The fight choreography in general is of a very high standard, from the epic set pieces through countless skirmishes down to some well staged duels where the result seems in doubt even when one knows the hero must survive. Dreymon makes a virtue of his lack of the physical bulk that Uhtred had in the books, and probably in history, and the confident fluidity of his movement suggests his Uhtred would indeed be a dangerous opponent.
Indeed, the production values are excellent in almost every department. Even as one quibbles about the historical accuracy of some of the details of wardrobe and sets, one cannot deny that the whole thing looks how Anglo-Saxon England should look and that is all is really all that is required.

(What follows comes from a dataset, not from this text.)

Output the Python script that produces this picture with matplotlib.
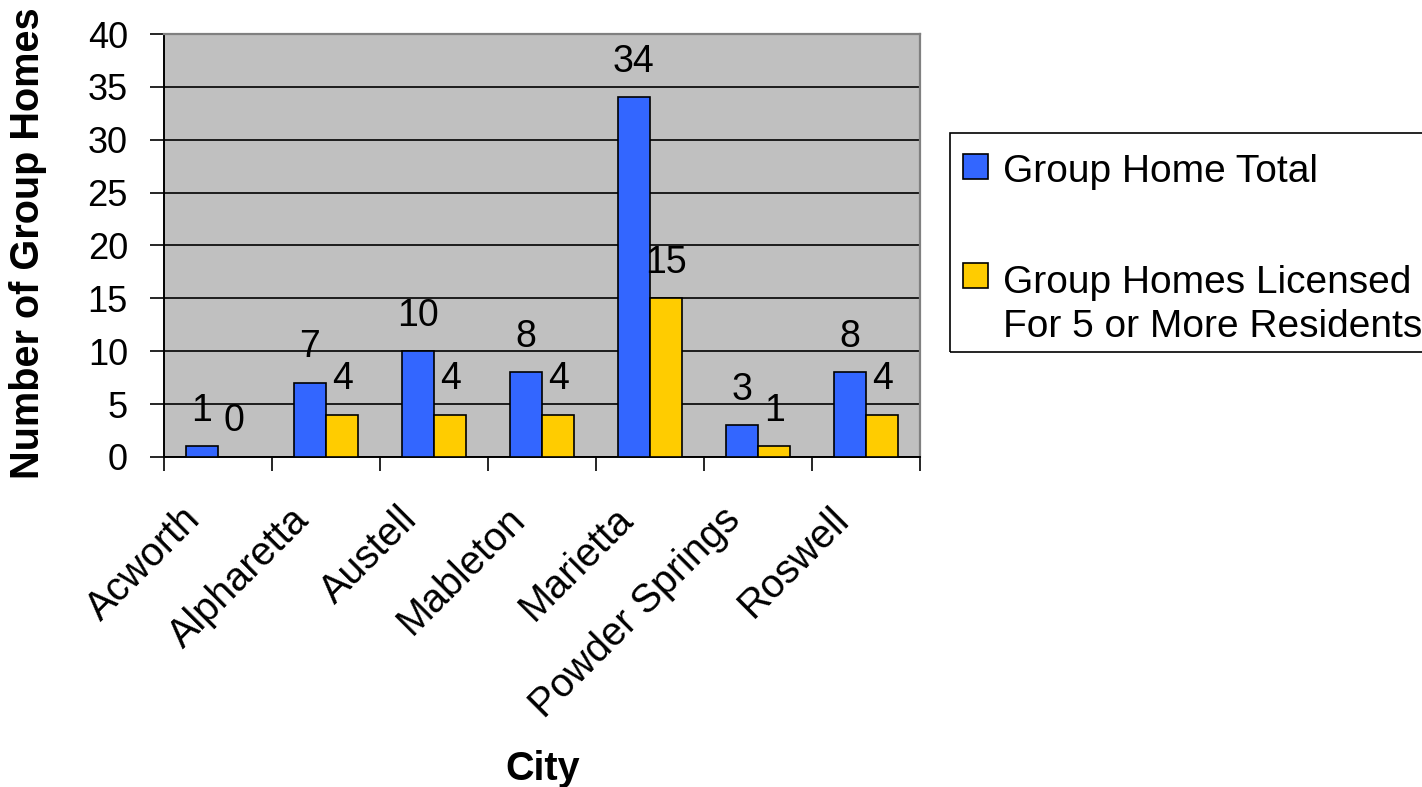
import matplotlib
matplotlib.use("Agg")
import matplotlib.pyplot as plt
from matplotlib.patches import Rectangle
import numpy as np

# ---- data ----
cities = ["Acworth", "Alpharetta", "Austell", "Mableton", "Marietta",
          "Powder Springs", "Roswell"]
group_home_total = [1, 7, 10, 8, 34, 3, 8]
licensed_5_plus = [0, 4, 4, 4, 15, 1, 4]
series_names = ["Group Home Total",
                "Group Homes Licensed\nFor 5 or More Residents"]
y_ticks = [0, 5, 10, 15, 20, 25, 30, 35, 40]
x_title = "City"
y_title = "Number of Group Homes"

BLUE = "#3366FF"
YELLOW = "#FFCC00"

plt.rcParams["font.family"] = ["Liberation Sans", "DejaVu Sans"]

W, H = 1422, 787
fig = plt.figure(figsize=(W / 100, H / 100), dpi=100)
ax = fig.add_axes([164 / W, 1 - 457 / H, 756 / W, 423 / H])
ax.set_facecolor("#C0C0C0")

x = np.arange(len(cities))
bw = 0.3
b1 = ax.bar(x - bw / 2, group_home_total, bw, color=BLUE, edgecolor="black",
            linewidth=1.2, zorder=3)
b2 = ax.bar(x + bw / 2, licensed_5_plus, bw, color=YELLOW, edgecolor="black",
            linewidth=1.2, zorder=3)

for bars, vals in ((b1, group_home_total), (b2, licensed_5_plus)):
    for rect, v in zip(bars, vals):
        ax.annotate(str(v), (rect.get_x() + rect.get_width() / 2, v),
                    xytext=(0, 18.5), textcoords="offset points",
                    ha="center", va="baseline", fontsize=27, zorder=5)

ax.set_xlim(-0.5, len(cities) - 0.5)
ax.set_ylim(0, 40)
ax.set_yticks(y_ticks)
ax.yaxis.grid(True, color="black", linewidth=1.2)
ax.set_axisbelow(True)

# category labels (rotated, anchored slightly left of each category centre)
label_shift = -0.34
ax.set_xticks(x + label_shift)
ax.set_xticklabels(cities, rotation=45, ha="right", va="top",
                   rotation_mode="anchor", fontsize=28.5)
ax.set_xticks(np.arange(-0.5, len(cities), 1.0), minor=True)
ax.tick_params(axis="x", which="major", length=0, pad=31)
ax.tick_params(axis="x", which="minor", length=10, width=1.2, direction="out")
ax.tick_params(axis="y", length=10, width=1.2, direction="out", pad=16,
               labelsize=26)

for s in ("left", "bottom"):
    ax.spines[s].set_color("black")
    ax.spines[s].set_linewidth(1.4)
for s in ("top", "right"):
    ax.spines[s].set_color("#808080")
    ax.spines[s].set_linewidth(1.6)

fig.text(28 / W, 1 - 243 / H, y_title, rotation=90, ha="center", va="center",
         fontsize=28.5, fontweight="bold")
fig.text(543 / W, 1 - 780 / H, x_title, ha="center", va="baseline",
         fontsize=28.5, fontweight="bold")

# ---- legend box ----
fig.patches.append(Rectangle((950 / W, 1 - 352 / H), 500 / W, 219 / H,
                             transform=fig.transFigure, fill=False,
                             edgecolor="black", linewidth=1.2))
for (top, color, name, base) in ((154, BLUE, series_names[0], 182),
                                 (263, YELLOW, series_names[1], 337)):
    fig.patches.append(Rectangle((963 / W, 1 - (top + 25) / H), 25 / W, 25 / H,
                                 transform=fig.transFigure, facecolor=color,
                                 edgecolor="black", linewidth=1.2))
    fig.text(1003 / W, 1 - base / H, name, ha="left", va="baseline",
             fontsize=28, linespacing=1.3)

fig.savefig("out.png", dpi=100)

A particular nod of appreciation is due to the makeup department for their discreet ageing of the characters over a period of about a generation - the exact chronology seems to be kept deliberately vague. There are changes, indicating the maturing of the characters emotionally as well as physically, but they are so unobtrusive as not to be distracting, which is the essence of all good make up.
The project marked a definite return to form in historical drama by the BBC, but it was Netflix who picked up the ball and ran with it. Although there is still a lot of material in Cornwell's cycle of 'Saxon Stories' that could yet be adapted, Netflix made the correct decision to wind up when the story reached a natural conclusion, avoiding the mistake made by Vikings in this regard. However, they have commissioned a free-standing feature length film, Seven Kings Must Die to conclude Uhtred's story. Since such feature length conclusions are rarely wholly satisfactory, one cannot help fearing that might be wiser to leave Uhtred where he is.
If they stopped there, The Last Kingdom would probably remain a text book example of how to do the adaptation of historical fiction well.